Jackson's book deals with burnout in ministry, particularly in full-time church work. Ideally, working on a church staff should be the safest place in the world to work. But one soon discovers that there are super-sized egos, personal agendas, micro-mis-managers, political maneuverings and mis-matched expectations at every turn. It shouldn't be this way, but it is. Every ministry has all or at least some of these to some extent sparking fires.
Jackson concludes that ministry burnout is a disease. Like swine flu ravaging passengers on an airplane, Mad Church Disease is an epidemic running unchecked in churches all across the country. Sadly, victims of burnout look for comfort and relief in sin rather than God or his people.

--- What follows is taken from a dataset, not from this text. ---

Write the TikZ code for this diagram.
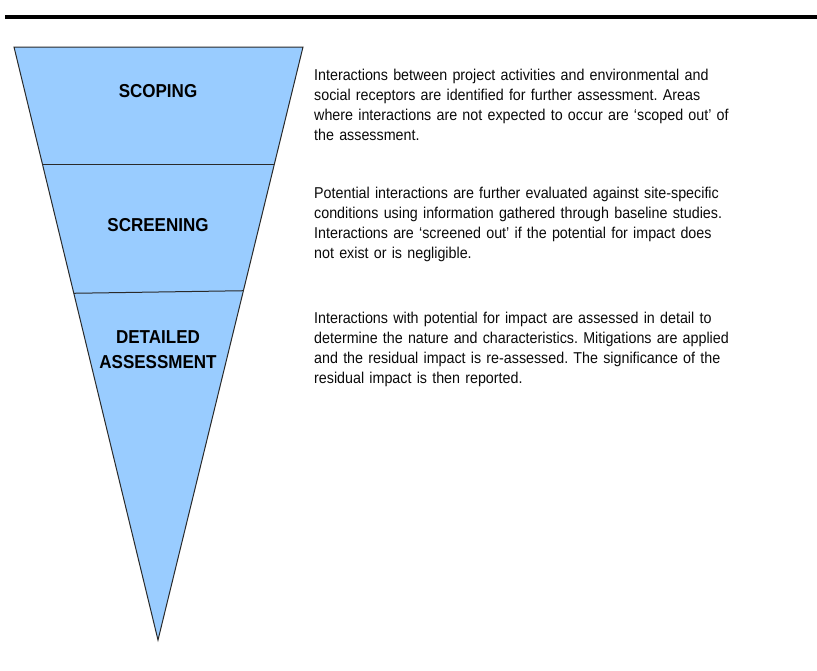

Studies and statistics abound in Jackson's book, as does wise advice from experienced ministers and ministry leaders. Grace also abounds for burnouts. And Jackson puts together some great exercises and discussion starters for those who are serious about overcoming the seemingly insurmountable challenges of ministry for the purpose of productively serving and loving God's people and equipping them for the work of the ministry.
Jackson presents her argument well. In fact, she's inspires the serious reader to take a personal inventory and responsibility for the way he or she works for the Lord and serves in church.
Jackson does a phenomenal job of recruiting well known pastors to punctuate each chapter's main point. In this book the reader hears from heavy hitters like Bill Hybels, Perry Noble, and Wayne Cordiero just to name a few.
If you work on a church staff, worked on a church staff, or want to work on a church staff, pick up this book. It helps put things in perspective. It will cause you to take off the rose-colored glasses. And it will help you to have a healthy and balanced approach to ministry.